Lokale Behörden anderer Länder sind in Sachen Säkularismus mindestens genauso kritisch wie die türkische Regierung. Doch aufgeklärte Journalisten wie die bereits erwähnten und viele andere haben verdeutlicht, dass diese Länder in Bezug auf ihren zukünftigen Umgang mit den Schulen keinerlei Bedenken hegen. Der Leiter des Moskauer Amtes für Nationale Erziehung sagte sogar anlässlich der Eröffnungszeremonie für die Schule in Moskau: „In der jüngeren Geschichte Russland gab es zwei wichtige Ereignisse. Zum Einen die Landung Gagarins auf dem Mond, und zum Anderen die Eröffnung einer türkischen Schule.“ Er bezeichnete diese Eröffnung also als ein historisches Ereignis.

Für manche Menschen besteht dieses Leben aus den wenigen Tagen, die wir in diesem irdischen Gasthaus verbringen. Sie setzen sich zum Ziel, die Bedürfnisse ihres Egos voll und ganz zu befriedigen. Andere haben eine andere Sicht der Dinge und verleihen ihrem Leben dadurch eine Bedeutung. Für mich persönlich besteht das Leben aus einigen wenigen Atemzügen auf unserer Reise, die in der Welt der Geister beginnt und bis in alle Ewigkeit fortdauert – im Himmel oder, Gott verbiete, in der Hölle.

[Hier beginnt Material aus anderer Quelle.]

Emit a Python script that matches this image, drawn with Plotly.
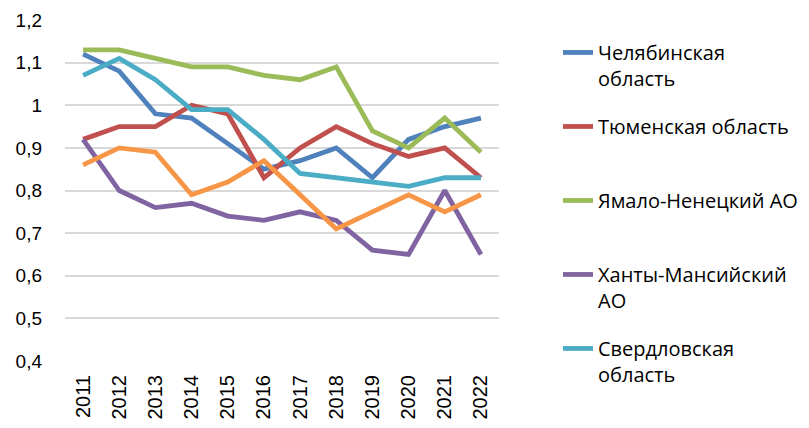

Dieses Leben ist von größter Wichtigkeit, denn es beeinflusst unser Leben nach dem Tod ganz entscheidend. Daher sollten wir es so verbringen, dass wir uns ein ewiges Leben und das Wohlwollen des Spenders allen Lebens verdienen. Dieser Weg führt über die unentrinnbare Dimension der Dienerschaft Gottes über den Dienst an unseren Familien, Verwandten und Nachbarn zum Dienst an unserem Land und unserer Nation hin zum Dienst an der Menschheit und der Schöpfung. Auf diesen Dienst haben wir ein Anrecht; ihn anderen darzubringen, ist unsere Pflicht.

[Dieses Kapitel ist dem Buch Fethullah Gülen: Advocate of Dialogue; Fairfax 2001 von Ali Ünal und Alphonse Williams entnommen.]


1 Ibn Miskawayh (930-1030) war ein muslimischer Ethiker, Philosoph und Historiker. Seine Abhandlung Tahdhib al-Akhlaq, die von Aristoteles beeinflusst war, gilt als eine der besten Darstellungen der islamischen Philosophie. Seine Allgemeingeschichte Kitab Tadscharib al-Umam wa Ta’aqub al-Himam über den Niedergang des Kalifats der Abbasiden wurde für ihren Rückgriff auf alle zur Verfügung stehenden Quellen allseits geschätzt. Sie war es, die die Entwicklung der arabischen Geschichtswissenschaft entscheidend stimulierte.

2 Dieser Opposition lagen zwei Faktoren zu Grunde: Zum Einen weigerte sich die Katholische Kirche, neue wissenschaftliche Entdeckungen und Konzepte anzuerkennen, und zum Anderen lag der neu entstandenen Mittelschicht daran, sich von den disziplinierenden Regeln der Religion zu befreien.

3 Als ‚Anadolu High-Schools‘ werden staatliche Schulen bezeichnet, in denen wissenschaftliche Fächer in englischer Sprache unterrichtet werden.